Sinha earned his Doctorate in Helicopter Design with a Systems Engineering Approach at RMIT. He subsequently returned to India, rose to the army rank of lieutenant colonel, and became dean of the new Faculty of Aviation in the same military college — MCEME — where he did his original engineering studies. However in 1999, RMIT offered the highly experienced and qualified soldier-engineer the opportunity to continue his work as a senior researcher in the RMIT Sir Lawrence Wackett Centre for Aerospace Design Technology, where DSTO contracted work on the Australian Navy Seahawk. Lt Col. Sinha was granted premature retirement from the Indian Army to assume his new role. “I joined the Research Center at RMIT University and in a year became the Manager of the Aerospace Design and Commercial Office. After another year or so, I was offered to lead the Centre as its Director.” The RMIT University Wackett Aerospace Centre continues to partner with industry on fundamental and applied research through commercial contracts.

Australia has ongoing research efforts in key rotorcraft technologies. “Brownout certainly is an issue which the DSTG is working on,” noted Dr. Sinha. However, the Australian aerospace industry today rarely undertakes its own new major aerospace development programs. “We have become part of international programs,” explained Dr. Sinha. “There are subsidiaries here of international companies, Airbus, Northrop Grumman, Lockheed Martin and the like. Lockheed Martin has taken the initiative to establish one of its research hubs which will introduce front-end technologies.

“We in the Helicopter Systems Division [HSD] of CASG are working along the lines of Georgia Tech or the University of Maryland or Penn State to establish an Australian Center for Rotorcraft Technology in collaboration with the local universities, research organizations and industry. That Center, if it does happen, will be the front-end of Australian rotorcraft research, education and training. I’m in preliminary discussions for the Center to acquire a full-scale composite helicopter airframe as a prognostic ground test bed for DSTG research and for the professional training of HSD engineers.”

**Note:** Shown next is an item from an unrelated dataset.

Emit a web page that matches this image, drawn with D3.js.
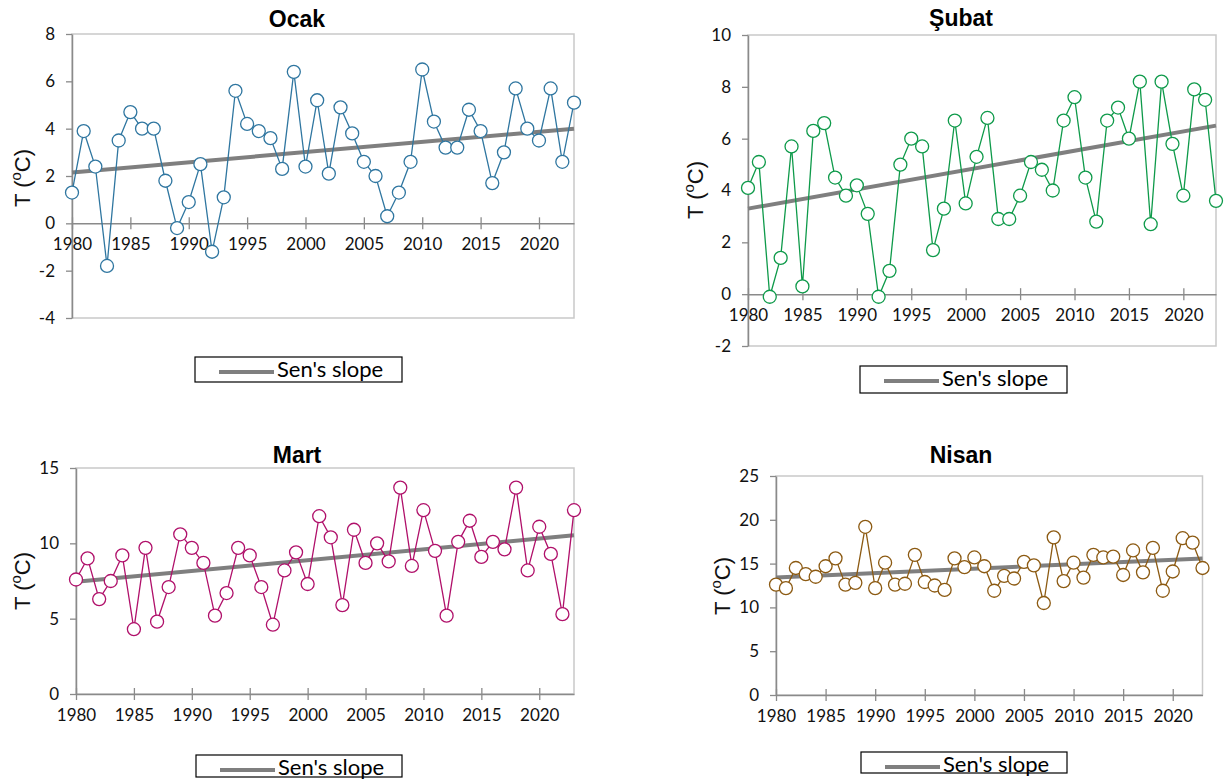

In addition to his government roles, Dr. Sinha was the Australian lead in the International Helicopter Safety Team (IHST) aiming to reduce civil helicopter accident rates. He observed, “Technically, rotorcraft are very safe. It’s really the operations side that needs attention, based on the Analysis of Australian Accident Investigations over a 10-year period that we did as part of IHST through Flight Safety Foundation.”

Dr. Sinha is the President of the AHS Australian Chapter and also on the AHS Board of Directors as Director of the Asia-Australia Region. “I joined AHS as a student member in 1994 when I was working on my PhD. In 1999 or 2000, I became a full member.” As Chapter President, Dr. Sinha started participation of Australian university students in AHS Student Design Competitions — resulting in the Australian team twice taking second place. He is credited with four AHS Awards including Technical Fellow and Honorary Fellow. Dr. Sinha has chaired Aircraft Design Technical Committees and Forum sessions and concluded, “AHS is a huge network and the platform for the helicopter community. Anyone working on helicopters anywhere, if you’re not an AHS active member, you’re basically out of tune with the world’s line of rotorcraft thought.”